Devotionals
 

Devotionals are short essays written by GSLC members and staff that explore the ways the Holy Spirit works within our every day lives.  There are several ways we invite you to use these devotionals:

  • Make them a part of a prayer practice - read a devotion and consider the ways that Christ has worked similarly in your life or works in unexpected ways.
  • Make them a part of a journaling practice - read a devotion and journal about what the Holy Spirit is stirring in you as you reflect on the essay.
  • Use them as a reminder that God works in all things, the bad and the good.

With over 400 available devotions, you can use these daily, weekly, or monthly.  It's up to you!  We just hope that by reading these inspiring stories provided by Good Shepherd's flock you are able to better see where Jesus is present in all things!  Thank you to all of our members that have provided devotionals throughout the past couple of years!

 
Good Shepherd Lutheran Church

Daily Devotion

Ash Wednesday, devotion written by Pastor Heidi Johns

Joel 2:12-13

Yet even now, says the Lord,
    return to me with all your heart,
with fasting, with weeping, and with mourning;
13     rend your hearts and not your clothing.
Return to the Lord, your God,
    for he is gracious and merciful,
slow to anger, and abounding in steadfast love,
    and relents from punishing.

I’m not sure I could ever live outside of the Midwest simply because I love living where there are four distinct seasons.  I like the rhythm, diversity and invitation of each season in the circle of life, death and new life.  Each season has it’s own beauty and thing to teach us.

I think I will also always need to be a part of a congregation that marks the seasons of the liturgical year.  Each season in the church year also has a unique invitation for life, death and new life and it’s own beauty and thing to teach us.  Today, in the church year, we begin the season of Lent,  Part of the invitation to this season is to gather for worship.  In our worship we mark ourselves with Ashes as a sign of repentance and a reminder of our mortality, we also come to God’s table to be strengthened for the journey through the gifts of bread and wine.

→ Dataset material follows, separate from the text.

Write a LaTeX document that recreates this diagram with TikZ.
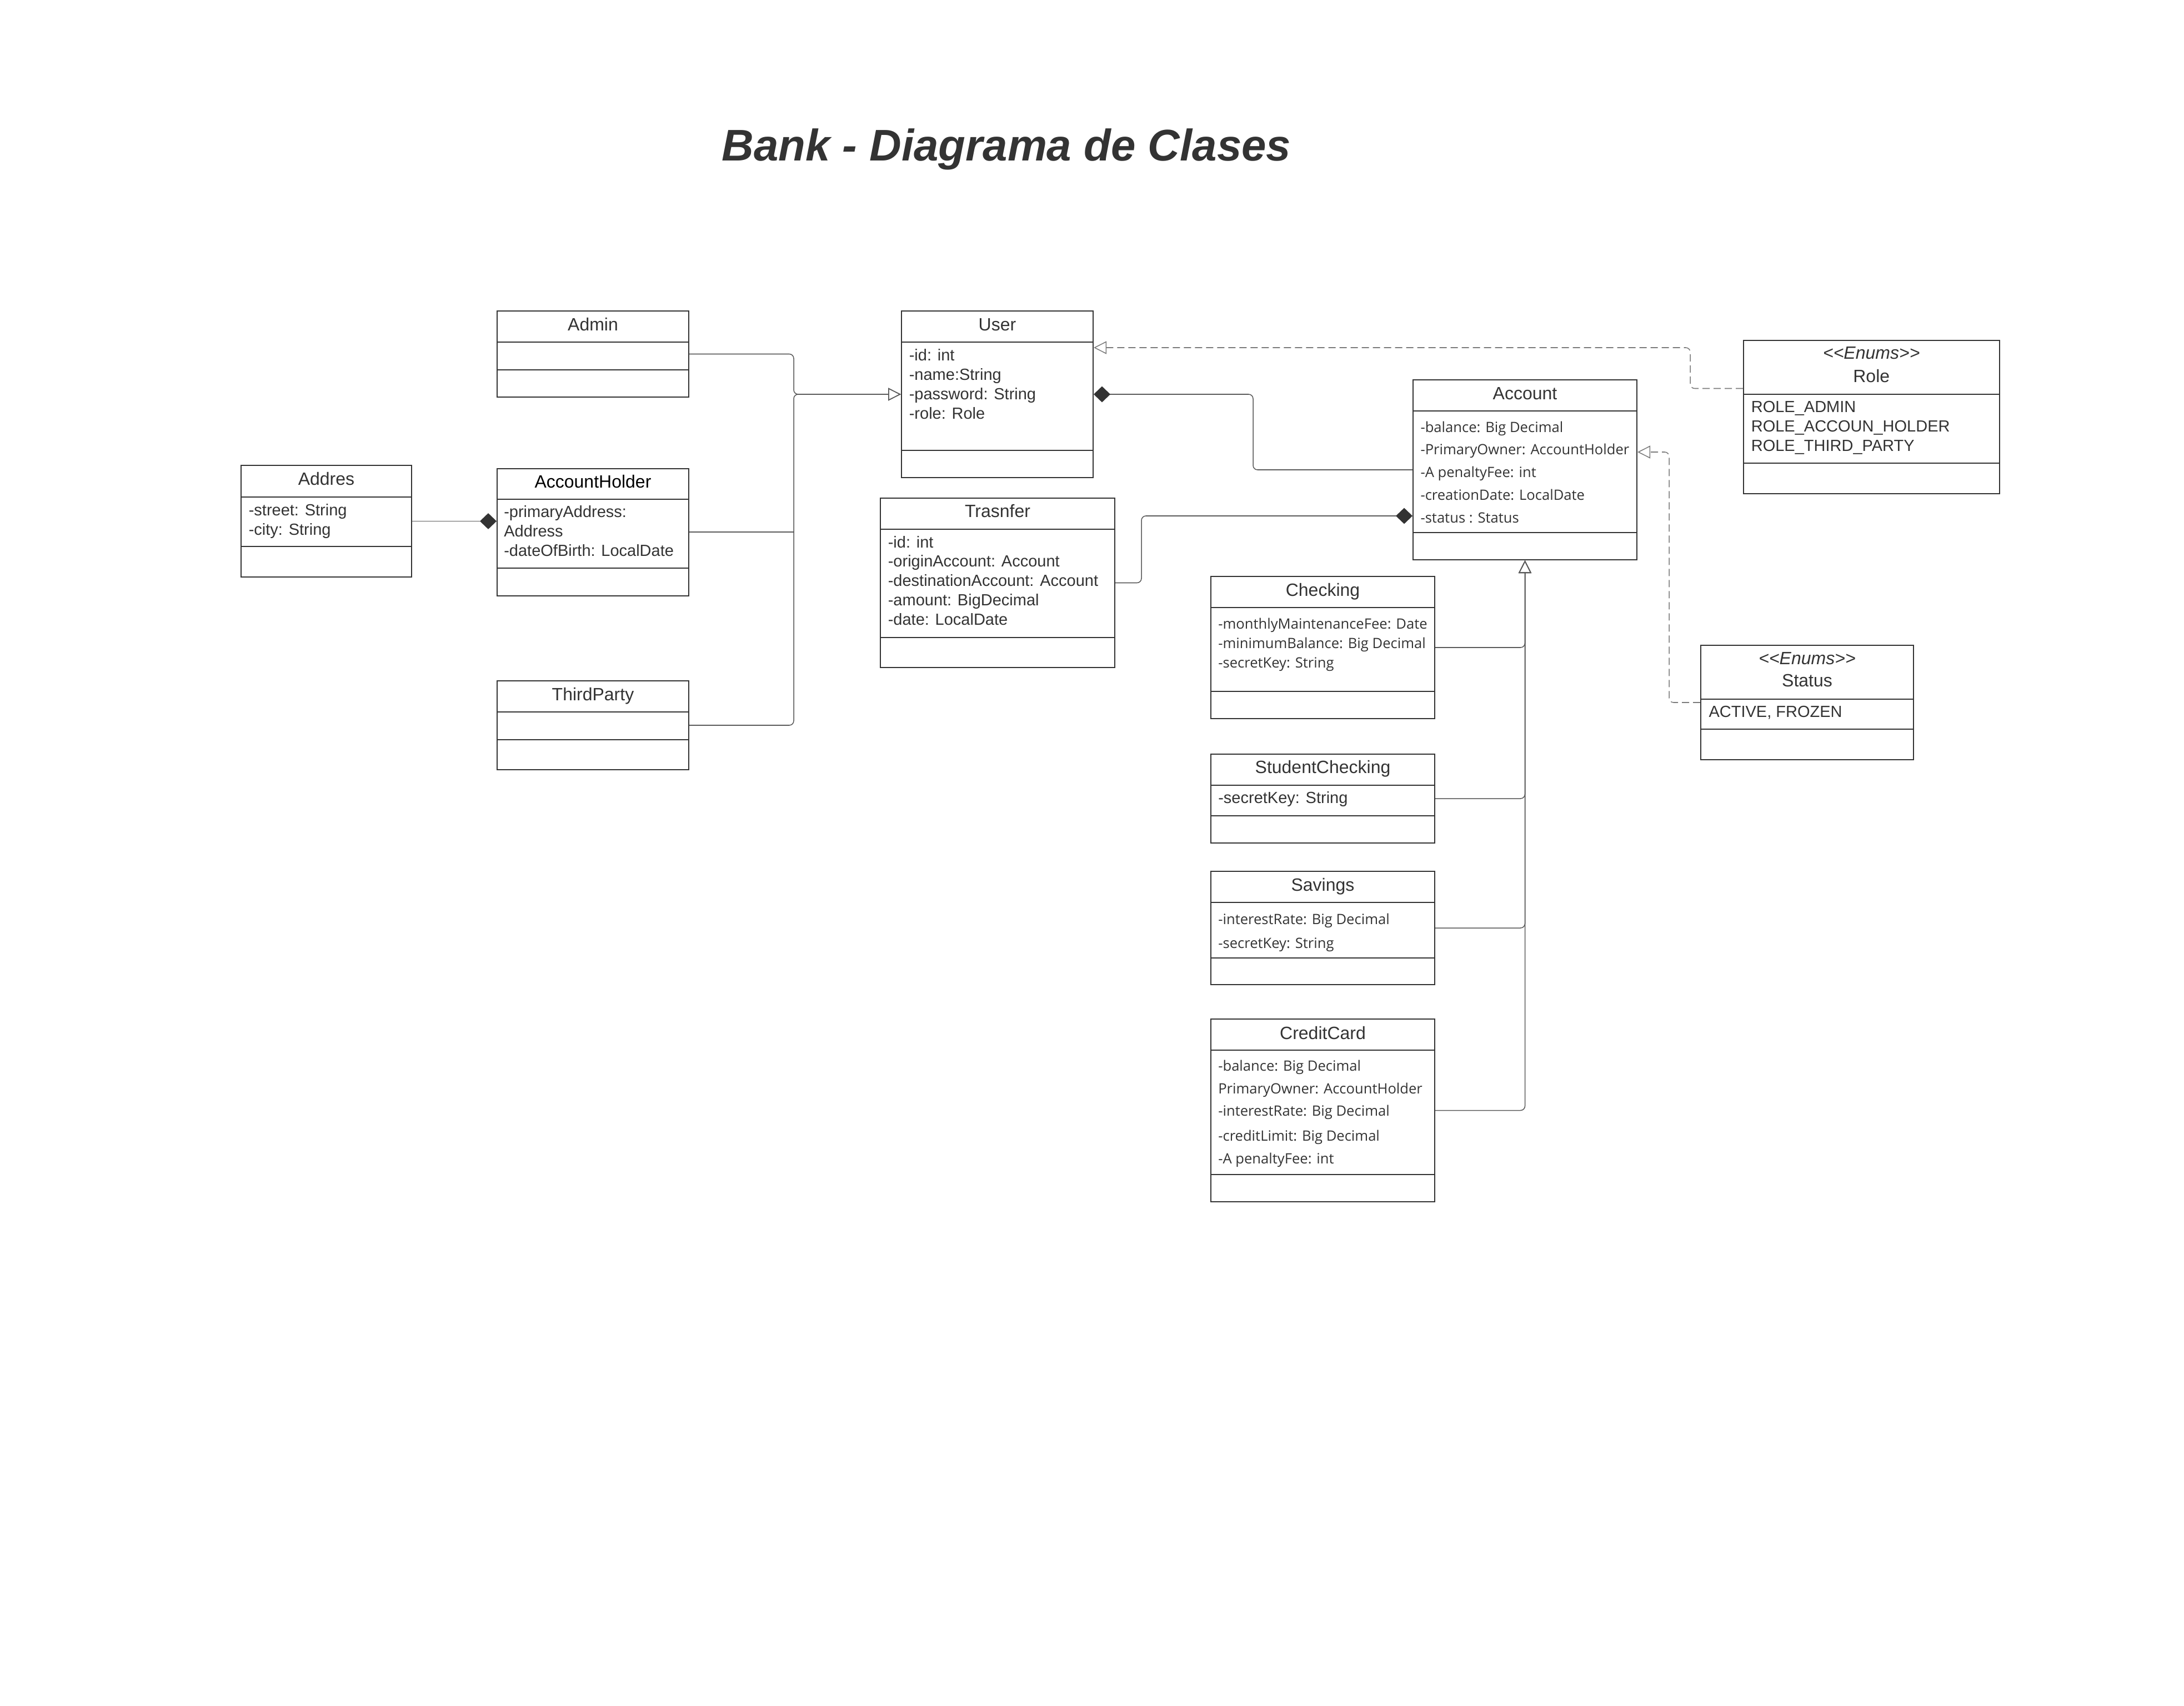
\documentclass[tikz,border=0pt]{standalone}
\usepackage{fontspec}
\setmainfont{Liberation Sans}
\newfontfamily\osans{Open Sans}
\usetikzlibrary{arrows.meta,fit}
\definecolor{ink}{HTML}{333333}
\definecolor{connc}{HTML}{5A5A5A}
\definecolor{dashc}{HTML}{7A7A7A}
\newcommand\umlbox[7]{%
  \node[box,fit={(#2,#3) (#4,#5)}] (#1) {};
  \draw[sep] (#2,#6) -- (#4,#6);
  \draw[sep] (#2,#7) -- (#4,#7);
}
\newcommand\enumstereo{<\kern0pt<\kern0pt Enums\kern0pt>\kern0pt>}
\begin{document}
\begin{tikzpicture}[x=0.25pt,y=-0.25pt,
  box/.style={draw=ink,line width=0.5pt,inner sep=0pt},
  sep/.style={draw=ink,line width=0.5pt},
  cname/.style={anchor=base,inner sep=0pt,text=ink,font=\fontsize{8pt}{9.6pt}\selectfont},
  stereo/.style={anchor=base,inner sep=0pt,text=ink,font=\fontsize{8pt}{9.6pt}\selectfont\itshape},
  attra/.style={anchor=base west,inner sep=0pt,text=ink,font=\fontsize{7.25pt}{8.7pt}\selectfont},
  attro/.style={anchor=base west,inner sep=0pt,text=ink,font=\osans\fontsize{6.4pt}{7.7pt}\selectfont},
  conn/.style={draw=connc,line width=0.38pt,rounded corners=2pt},
  dep/.style={draw=dashc,line width=0.38pt,rounded corners=2pt,dash pattern=on 3.25pt off 1.75pt},
  gen/.style={-{Triangle[open,length=5.75pt,width=5.75pt]}},
  compstart/.style={{Diamond[length=7.5pt,width=7.2pt,color=ink]}-},
  compend/.style={-{Diamond[length=7.5pt,width=7.2pt,color=ink]}}
]
\fill[white] (0,0) rectangle (3932,3072);
\useasboundingbox (0,0) rectangle (3932,3072);

% title
\node[anchor=base,inner sep=0pt,text=ink,font=\fontsize{19.95pt}{24pt}\selectfont\bfseries\itshape] (title) at (1812,290) {Bank - Diagrama de Clases};

% ---------- class boxes ----------
\umlbox{admin}{895}{560}{1240}{715}{616}{666}
\umlbox{user}{1623}{560}{1968}{860}{616}{811}
\umlbox{addres}{434}{838}{741}{1039}{895}{984}
\umlbox{holder}{895}{844}{1240}{1072.5}{899}{1022.5}
\umlbox{third}{895}{1226}{1240}{1386}{1281.5}{1332}
\umlbox{trans}{1585}{897}{2007}{1202}{952.7}{1147.7}
\umlbox{account}{2544}{684}{2947}{1008}{740}{959}
\umlbox{role}{3139}{613}{3599.5}{888.5}{709.5}{834}
\umlbox{status}{3062}{1162}{3445}{1368}{1258.7}{1312.7}
\umlbox{checking}{2180}{1038}{2583}{1294}{1094}{1245}
\umlbox{student}{2180}{1358}{2583}{1518}{1414}{1469}
\umlbox{savings}{2180}{1569}{2583}{1773}{1625}{1725}
\umlbox{credit}{2180}{1835}{2583}{2164}{1891}{2115}

% ---------- class names ----------
\node[cname] (adminN) at (1067.5,595) {Admin};
\node[cname] (userN) at (1795.5,595) {User};
\node[cname] (addresN) at (587.5,873) {Addres};
\node[cname,text=black] (holderN) at (1067.5,878) {AccountHolder};
\node[cname] (thirdN) at (1067.5,1261) {ThirdParty};
\node[cname] (transN) at (1796,931.7) {Trasnfer};
\node[cname] (accountN) at (2745.5,719.3) {Account};
\node[stereo] (roleS) at (3369.25,646.7) {\enumstereo};
\node[cname] (roleN) at (3369.25,688.3) {Role};
\node[stereo] (statusS) at (3253.5,1196.7) {\enumstereo};
\node[cname] (statusN) at (3253.5,1236.7) {Status};
\node[cname] (checkingN) at (2381.5,1073.3) {Checking};
\node[cname] (studentN) at (2381.5,1392.7) {StudentChecking};
\node[cname] (savingsN) at (2381.5,1604) {Savings};
\node[cname] (creditN) at (2381.5,1871) {CreditCard};

% ---------- attributes ----------
\node[attra] (u1) at (1636,649.3) {-id: int};
\node[attra] (u2) at (1636,684.3) {-name:String};
\node[attra] (u3) at (1636,719.3) {-password: String};
\node[attra] (u4) at (1636,754.3) {-role: Role};

\node[attra] (ad1) at (447,928.3) {-street: String};
\node[attra] (ad2) at (447,963.3) {-city: String};

\node[attra] (h1) at (906.5,931.7) {-primaryAddress:};
\node[attra] (h2) at (906.5,966.7) {Address};
\node[attra] (h3) at (906.5,1001.7) {-dateOfBirth: LocalDate};

\node[attra] (t1) at (1598,986) {-id: int};
\node[attra] (t2) at (1598,1020.7) {-originAccount: Account};
\node[attra] (t3) at (1598,1055.3) {-destinationAccount: Account};
\node[attra] (t4) at (1598,1090.7) {-amount: BigDecimal};
\node[attra] (t5) at (1598,1125) {-date: LocalDate};

\node[attro] (a1) at (2556.7,778.3) {-balance: Big Decimal};
\node[attro] (a2) at (2556.7,818.3) {-PrimaryOwner: AccountHolder};
\node[attro] (a3) at (2556.7,859.3) {-A penaltyFee: int};
\node[attro] (a4) at (2556.7,900) {-creationDate: LocalDate};
\node[attro] (a5) at (2556.7,941) {-status : Status};

\node[attra] (r1) at (3152,742.7) {ROLE\_ADMIN};
\node[attra] (r2) at (3152,777.3) {ROLE\_ACCOUN\_HOLDER};
\node[attra] (r3) at (3152,812.3) {ROLE\_THIRD\_PARTY};

\node[attra] (s1) at (3075.7,1291) {ACTIVE, FROZEN};

\node[attro] (c1) at (2192.5,1132.7) {-monthlyMaintenanceFee: Date};
\node[attro] (c2) at (2192.5,1167.7) {-minimumBalance: Big Decimal};
\node[attro] (c3) at (2192.5,1202.7) {-secretKey: String};

\node[attra] (sc1) at (2192.5,1446.7) {-secretKey: String};

\node[attro] (sv1) at (2192.5,1664.5) {-interestRate: Big Decimal};
\node[attro] (sv2) at (2192.5,1707.5) {-secretKey: String};

\node[attro] (cc1) at (2192.5,1928) {-balance: Big Decimal};
\node[attro] (cc2) at (2192.5,1969) {PrimaryOwner: AccountHolder};
\node[attro] (cc3) at (2192.5,2009) {-interestRate: Big Decimal};
\node[attro] (cc4) at (2192.5,2054) {-creditLimit: Big Decimal};
\node[attro] (cc5) at (2192.5,2095) {-A penaltyFee: int};

% ---------- helper coordinates ----------
\coordinate (tx) at (1429,0);
\coordinate (cx) at (2256,0);
\coordinate (tx2) at (2055,0);
\coordinate (ay) at (0,929);
\coordinate (rx) at (3043,0);
\coordinate (ry1) at (0,699.5);
\coordinate (ry2) at (0,626);
\coordinate (sx) at (3005,0);
\coordinate (sy) at (0,814);

% ---------- connectors ----------
\draw[conn,gen] (admin.east) -- (admin.east -| tx) -- (tx |- user.west) -- (user.west);
\draw[conn,gen] (third.east) -- (third.east -| tx) -- (tx |- user.west) -- (user.west);
\draw[conn] (holder.east) -- (holder.east -| tx);

\draw[conn,compend] (addres.east) -- (holder.west |- addres.east);

\draw[conn,compstart] (user.east) -- (user.east -| cx) -- (cx |- account.west) -- (account.west);
\draw[conn,compend] (trans.east) -- (trans.east -| tx2) -- (tx2 |- ay) -- (account.west |- ay);

\draw[dep,gen] (role.west |- ry1) -- (rx |- ry1) -- (rx |- ry2) -- (user.east |- ry2);
\draw[dep,gen] (status.west) -- (status.west -| sx) -- (sx |- sy) -- (account.east |- sy);

\foreach \c in {checking,student,savings,credit}
  \draw[conn,gen] (\c.east) -- (\c.east -| account.south) -- (account.south);
\end{tikzpicture}
\end{document}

Many of us associate the season of Lent with a time of “giving something up,” as a means of sacrifice and spiritual discipline.  The deep invitation of the season is to embrace and acknowledge our own brokenness and mortality.  A time to remember that God is God, and we are not. A time to grieve lost opportunities to care for ourselves and one another.  A time to shift priorities, to turn back to God, as the Prophet Joel says in the scripture passage above.

I always find the “Invitation to Lent” that is included in our Ash Wednesday worship to be particularly powerful.  It says,

As disciples of Jesus, we are called to a discipline that contends against evil and resists whatever leads us away from love of God and neighbor. I invite you, therefore, to the discipline of Lent—self-examination and repentance, prayer and fasting, sacrificial giving and works of love—strengthened by the gifts of word and sacrament. Let us continue our journey through these forty days to the great Three Days of Jesus’ death and resurrection.

The service then immediately moves to a time of confession.  In our worship today we will use these words:

Loving God, pour out your mercy over us.
Our sin is heavy, and we long to be free.
Rebuild what we have ruined
and mend what we have torn.
Wash us in your cleansing flood.
Make us alive in the Spirit
to follow in the way of Jesus,
as healers and restorers of the world you so love. Amen.

As you sit with that confession, remember the character of the God who calls us to turn back.  God speaks through the prophet Joel, reminding us that God is;

Gracious, merciful, slow to anger, steadfast in love and relenting from punishing.

God calls us back in love, beckoning us to a better life.  The disciplines of Lent prepare our hearts and invite us into the cycle and rhythm of life, death and new life—the resurrection of Easter.